** start of GIVEN RECORDS **
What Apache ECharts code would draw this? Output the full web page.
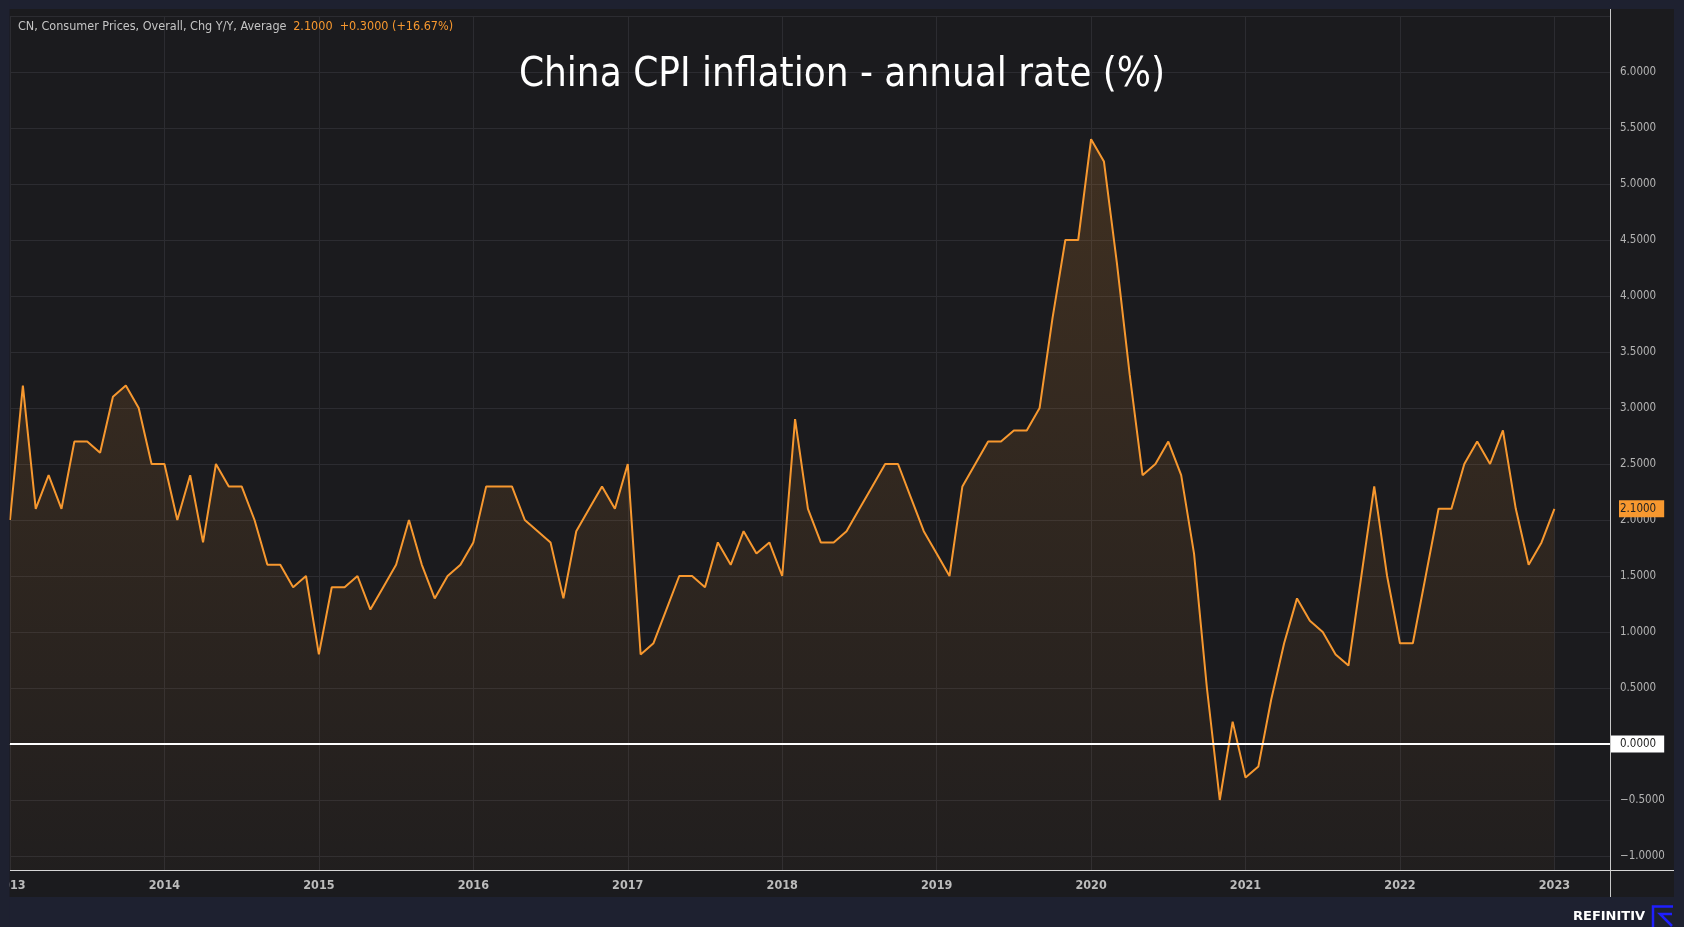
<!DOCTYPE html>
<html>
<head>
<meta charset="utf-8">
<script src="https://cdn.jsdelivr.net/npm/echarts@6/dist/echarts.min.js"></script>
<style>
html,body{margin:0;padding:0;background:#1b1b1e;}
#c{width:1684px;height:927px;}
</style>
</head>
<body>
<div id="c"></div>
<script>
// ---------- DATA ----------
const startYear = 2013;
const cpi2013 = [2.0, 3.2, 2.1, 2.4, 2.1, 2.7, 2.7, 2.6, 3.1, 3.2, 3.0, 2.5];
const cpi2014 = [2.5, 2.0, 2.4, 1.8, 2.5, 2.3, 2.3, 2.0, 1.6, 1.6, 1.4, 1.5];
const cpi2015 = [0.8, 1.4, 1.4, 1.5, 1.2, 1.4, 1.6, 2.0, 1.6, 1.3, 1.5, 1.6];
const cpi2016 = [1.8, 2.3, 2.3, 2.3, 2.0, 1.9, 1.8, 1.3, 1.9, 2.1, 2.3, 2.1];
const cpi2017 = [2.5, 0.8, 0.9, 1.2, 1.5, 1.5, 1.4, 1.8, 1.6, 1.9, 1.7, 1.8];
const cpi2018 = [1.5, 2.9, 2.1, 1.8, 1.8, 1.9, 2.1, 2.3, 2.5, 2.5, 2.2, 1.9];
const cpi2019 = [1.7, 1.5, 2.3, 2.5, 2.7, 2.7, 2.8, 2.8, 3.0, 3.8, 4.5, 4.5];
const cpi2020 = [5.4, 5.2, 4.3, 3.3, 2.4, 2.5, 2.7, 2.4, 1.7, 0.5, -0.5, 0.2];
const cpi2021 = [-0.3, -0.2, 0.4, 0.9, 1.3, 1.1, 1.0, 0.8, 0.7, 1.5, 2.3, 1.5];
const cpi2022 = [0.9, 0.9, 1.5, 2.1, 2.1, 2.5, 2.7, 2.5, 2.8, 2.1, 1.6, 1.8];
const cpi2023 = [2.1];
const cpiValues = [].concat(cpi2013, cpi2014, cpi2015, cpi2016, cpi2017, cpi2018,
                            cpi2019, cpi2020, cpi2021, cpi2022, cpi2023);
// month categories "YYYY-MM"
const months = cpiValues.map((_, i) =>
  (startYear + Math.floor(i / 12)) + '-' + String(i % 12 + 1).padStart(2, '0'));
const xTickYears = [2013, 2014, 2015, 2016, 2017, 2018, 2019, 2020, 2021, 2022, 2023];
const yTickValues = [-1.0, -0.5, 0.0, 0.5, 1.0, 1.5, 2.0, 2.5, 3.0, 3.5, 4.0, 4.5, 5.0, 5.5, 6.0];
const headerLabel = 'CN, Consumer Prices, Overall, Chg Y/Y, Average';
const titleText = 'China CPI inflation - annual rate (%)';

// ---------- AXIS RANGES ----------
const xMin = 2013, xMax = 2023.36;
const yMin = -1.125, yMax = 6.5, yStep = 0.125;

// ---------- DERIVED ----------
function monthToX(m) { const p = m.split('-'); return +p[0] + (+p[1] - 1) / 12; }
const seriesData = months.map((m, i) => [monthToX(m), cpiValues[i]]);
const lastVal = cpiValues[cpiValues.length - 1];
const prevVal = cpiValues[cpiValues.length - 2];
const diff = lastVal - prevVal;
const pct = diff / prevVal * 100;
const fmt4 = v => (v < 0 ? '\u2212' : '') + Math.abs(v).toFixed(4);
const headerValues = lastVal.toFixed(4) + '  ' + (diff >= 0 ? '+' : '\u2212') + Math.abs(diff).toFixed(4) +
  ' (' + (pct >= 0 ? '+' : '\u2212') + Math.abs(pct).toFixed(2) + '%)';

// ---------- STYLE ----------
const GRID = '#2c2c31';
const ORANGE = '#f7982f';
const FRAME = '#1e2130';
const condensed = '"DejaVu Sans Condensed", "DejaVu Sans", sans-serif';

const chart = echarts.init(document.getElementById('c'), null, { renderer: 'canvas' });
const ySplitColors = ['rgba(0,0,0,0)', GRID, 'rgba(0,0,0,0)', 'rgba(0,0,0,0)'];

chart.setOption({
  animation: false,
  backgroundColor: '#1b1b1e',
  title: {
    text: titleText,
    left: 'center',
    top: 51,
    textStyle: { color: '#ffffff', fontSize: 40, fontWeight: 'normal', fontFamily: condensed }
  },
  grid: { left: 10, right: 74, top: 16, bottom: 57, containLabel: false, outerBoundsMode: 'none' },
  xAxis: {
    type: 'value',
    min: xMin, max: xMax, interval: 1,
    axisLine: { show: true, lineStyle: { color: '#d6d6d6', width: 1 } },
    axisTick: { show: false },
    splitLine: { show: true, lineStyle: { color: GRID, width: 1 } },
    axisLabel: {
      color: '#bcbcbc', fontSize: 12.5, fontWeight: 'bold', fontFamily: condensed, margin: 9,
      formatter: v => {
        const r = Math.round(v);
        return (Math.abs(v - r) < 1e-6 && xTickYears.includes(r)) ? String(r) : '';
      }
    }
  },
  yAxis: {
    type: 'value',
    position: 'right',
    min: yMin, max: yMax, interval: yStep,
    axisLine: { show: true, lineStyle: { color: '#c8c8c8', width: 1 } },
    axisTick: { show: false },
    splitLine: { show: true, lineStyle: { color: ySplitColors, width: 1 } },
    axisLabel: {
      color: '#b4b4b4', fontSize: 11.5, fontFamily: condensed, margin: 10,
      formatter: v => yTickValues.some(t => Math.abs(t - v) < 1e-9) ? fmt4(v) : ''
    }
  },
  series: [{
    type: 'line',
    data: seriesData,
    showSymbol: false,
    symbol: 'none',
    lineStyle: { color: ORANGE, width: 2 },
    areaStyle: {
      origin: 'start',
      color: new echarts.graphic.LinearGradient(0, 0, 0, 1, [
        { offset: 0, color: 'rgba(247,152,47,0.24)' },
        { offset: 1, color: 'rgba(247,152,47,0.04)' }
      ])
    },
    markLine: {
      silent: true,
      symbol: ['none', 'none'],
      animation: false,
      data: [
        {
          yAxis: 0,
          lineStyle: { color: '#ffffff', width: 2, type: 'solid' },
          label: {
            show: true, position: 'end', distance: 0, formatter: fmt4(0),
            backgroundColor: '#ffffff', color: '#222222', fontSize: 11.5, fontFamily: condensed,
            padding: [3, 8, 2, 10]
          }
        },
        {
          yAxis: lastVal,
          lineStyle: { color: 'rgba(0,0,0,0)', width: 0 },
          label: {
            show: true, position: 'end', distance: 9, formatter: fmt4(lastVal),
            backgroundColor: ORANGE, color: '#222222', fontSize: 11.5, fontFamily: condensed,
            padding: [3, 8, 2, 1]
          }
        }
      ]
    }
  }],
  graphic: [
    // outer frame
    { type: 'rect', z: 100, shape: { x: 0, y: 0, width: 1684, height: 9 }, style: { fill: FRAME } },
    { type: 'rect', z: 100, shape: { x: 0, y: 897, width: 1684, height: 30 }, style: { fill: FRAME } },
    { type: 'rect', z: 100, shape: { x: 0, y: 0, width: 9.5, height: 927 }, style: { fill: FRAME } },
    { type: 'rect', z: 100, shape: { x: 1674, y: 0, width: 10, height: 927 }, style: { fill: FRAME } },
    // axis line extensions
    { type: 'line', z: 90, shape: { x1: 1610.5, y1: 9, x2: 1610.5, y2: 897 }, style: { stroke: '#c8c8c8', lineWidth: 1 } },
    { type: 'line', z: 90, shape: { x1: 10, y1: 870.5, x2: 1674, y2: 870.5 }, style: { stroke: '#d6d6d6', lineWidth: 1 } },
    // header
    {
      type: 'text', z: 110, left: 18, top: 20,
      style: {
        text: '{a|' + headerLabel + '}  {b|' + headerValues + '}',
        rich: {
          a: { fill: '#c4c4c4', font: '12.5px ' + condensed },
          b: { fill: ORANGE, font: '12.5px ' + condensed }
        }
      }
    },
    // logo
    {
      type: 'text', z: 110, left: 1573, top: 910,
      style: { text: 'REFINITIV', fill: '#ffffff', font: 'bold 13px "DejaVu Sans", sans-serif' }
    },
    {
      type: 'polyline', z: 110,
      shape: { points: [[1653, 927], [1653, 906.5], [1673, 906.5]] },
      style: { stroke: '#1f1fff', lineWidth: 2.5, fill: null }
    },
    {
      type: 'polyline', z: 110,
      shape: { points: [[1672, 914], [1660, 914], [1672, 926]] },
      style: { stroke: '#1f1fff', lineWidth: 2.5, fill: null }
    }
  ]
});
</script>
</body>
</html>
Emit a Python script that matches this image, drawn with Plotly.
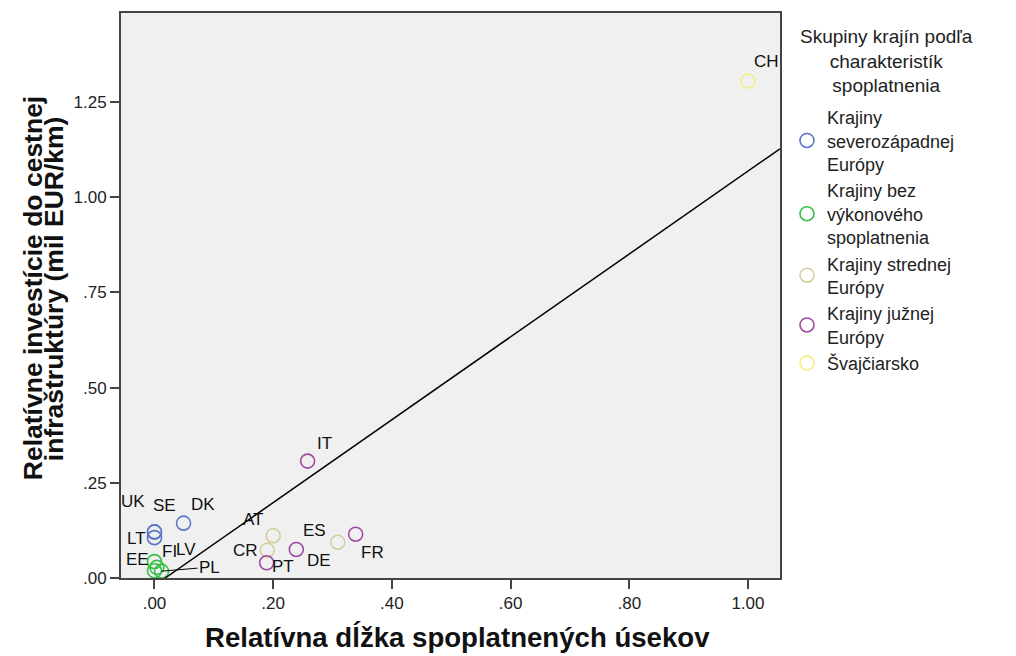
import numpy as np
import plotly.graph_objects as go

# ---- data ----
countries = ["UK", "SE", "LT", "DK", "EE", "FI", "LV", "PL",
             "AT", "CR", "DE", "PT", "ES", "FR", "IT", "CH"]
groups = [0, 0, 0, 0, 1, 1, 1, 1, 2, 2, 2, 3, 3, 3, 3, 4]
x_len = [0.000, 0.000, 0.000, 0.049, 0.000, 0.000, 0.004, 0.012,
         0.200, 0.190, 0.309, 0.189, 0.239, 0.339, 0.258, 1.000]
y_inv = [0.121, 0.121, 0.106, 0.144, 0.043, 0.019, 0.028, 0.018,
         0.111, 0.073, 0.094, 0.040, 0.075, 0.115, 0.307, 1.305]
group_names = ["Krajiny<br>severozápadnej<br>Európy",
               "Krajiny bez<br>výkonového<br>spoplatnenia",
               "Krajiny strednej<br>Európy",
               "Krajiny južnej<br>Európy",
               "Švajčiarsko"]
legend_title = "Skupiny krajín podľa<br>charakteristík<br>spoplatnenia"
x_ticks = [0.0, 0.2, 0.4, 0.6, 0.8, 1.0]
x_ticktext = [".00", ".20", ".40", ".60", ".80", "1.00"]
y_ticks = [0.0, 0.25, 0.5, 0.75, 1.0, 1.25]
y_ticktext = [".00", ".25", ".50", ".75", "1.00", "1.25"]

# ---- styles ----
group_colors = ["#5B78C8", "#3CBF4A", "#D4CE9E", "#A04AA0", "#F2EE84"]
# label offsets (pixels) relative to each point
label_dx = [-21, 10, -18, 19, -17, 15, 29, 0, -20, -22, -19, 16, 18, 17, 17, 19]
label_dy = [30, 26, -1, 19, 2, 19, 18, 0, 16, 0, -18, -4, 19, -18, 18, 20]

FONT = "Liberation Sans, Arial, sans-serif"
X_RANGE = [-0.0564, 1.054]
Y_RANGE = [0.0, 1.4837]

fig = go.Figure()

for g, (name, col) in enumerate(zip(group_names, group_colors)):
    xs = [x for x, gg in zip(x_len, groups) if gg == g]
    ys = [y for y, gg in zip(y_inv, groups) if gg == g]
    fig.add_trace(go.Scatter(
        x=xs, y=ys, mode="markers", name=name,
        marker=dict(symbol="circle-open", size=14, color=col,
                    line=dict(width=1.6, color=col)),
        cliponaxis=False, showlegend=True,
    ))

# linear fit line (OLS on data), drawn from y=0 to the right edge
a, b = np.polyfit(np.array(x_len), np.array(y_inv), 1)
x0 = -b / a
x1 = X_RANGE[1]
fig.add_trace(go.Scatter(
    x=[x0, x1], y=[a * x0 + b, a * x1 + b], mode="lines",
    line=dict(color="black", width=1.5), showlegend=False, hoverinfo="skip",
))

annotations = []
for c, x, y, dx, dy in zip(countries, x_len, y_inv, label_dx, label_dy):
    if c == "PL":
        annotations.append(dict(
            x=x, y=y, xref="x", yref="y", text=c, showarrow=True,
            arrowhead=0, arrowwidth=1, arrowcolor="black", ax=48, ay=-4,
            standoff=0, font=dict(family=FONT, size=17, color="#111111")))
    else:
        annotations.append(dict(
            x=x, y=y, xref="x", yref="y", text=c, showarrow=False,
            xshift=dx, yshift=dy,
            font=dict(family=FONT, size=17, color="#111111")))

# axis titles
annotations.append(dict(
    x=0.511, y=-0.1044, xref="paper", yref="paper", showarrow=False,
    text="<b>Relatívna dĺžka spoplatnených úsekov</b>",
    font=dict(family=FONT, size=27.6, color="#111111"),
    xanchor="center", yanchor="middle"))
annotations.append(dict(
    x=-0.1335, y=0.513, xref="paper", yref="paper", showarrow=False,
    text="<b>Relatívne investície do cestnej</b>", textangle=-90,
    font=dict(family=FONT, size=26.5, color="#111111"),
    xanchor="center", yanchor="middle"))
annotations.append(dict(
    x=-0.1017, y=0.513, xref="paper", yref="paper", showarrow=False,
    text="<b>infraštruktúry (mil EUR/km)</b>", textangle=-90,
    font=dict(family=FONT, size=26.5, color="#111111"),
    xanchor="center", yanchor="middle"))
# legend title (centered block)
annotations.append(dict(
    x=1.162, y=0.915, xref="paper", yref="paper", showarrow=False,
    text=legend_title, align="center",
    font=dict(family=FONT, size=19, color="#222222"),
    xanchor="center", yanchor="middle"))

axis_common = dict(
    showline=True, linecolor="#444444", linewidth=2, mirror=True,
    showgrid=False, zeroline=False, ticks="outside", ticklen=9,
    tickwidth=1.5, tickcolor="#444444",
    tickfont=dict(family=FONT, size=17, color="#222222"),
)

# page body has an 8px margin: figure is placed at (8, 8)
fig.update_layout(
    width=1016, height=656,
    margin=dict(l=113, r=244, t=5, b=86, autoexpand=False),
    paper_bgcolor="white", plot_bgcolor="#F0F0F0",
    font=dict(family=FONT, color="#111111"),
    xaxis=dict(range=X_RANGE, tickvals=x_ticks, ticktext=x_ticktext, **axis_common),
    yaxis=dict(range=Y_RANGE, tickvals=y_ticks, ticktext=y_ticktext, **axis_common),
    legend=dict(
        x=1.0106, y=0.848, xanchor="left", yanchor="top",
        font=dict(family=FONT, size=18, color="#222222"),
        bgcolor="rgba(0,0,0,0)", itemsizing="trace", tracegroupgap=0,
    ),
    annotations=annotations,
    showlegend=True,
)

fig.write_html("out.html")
** end of GIVEN RECORDS **
▶ _OBJECTIVE_
For each line above that contains the word "this", copy that line.

▶ _THE RESPONSE_
What Apache ECharts code would draw this? Output the full web page.
Emit a Python script that matches this image, drawn with Plotly.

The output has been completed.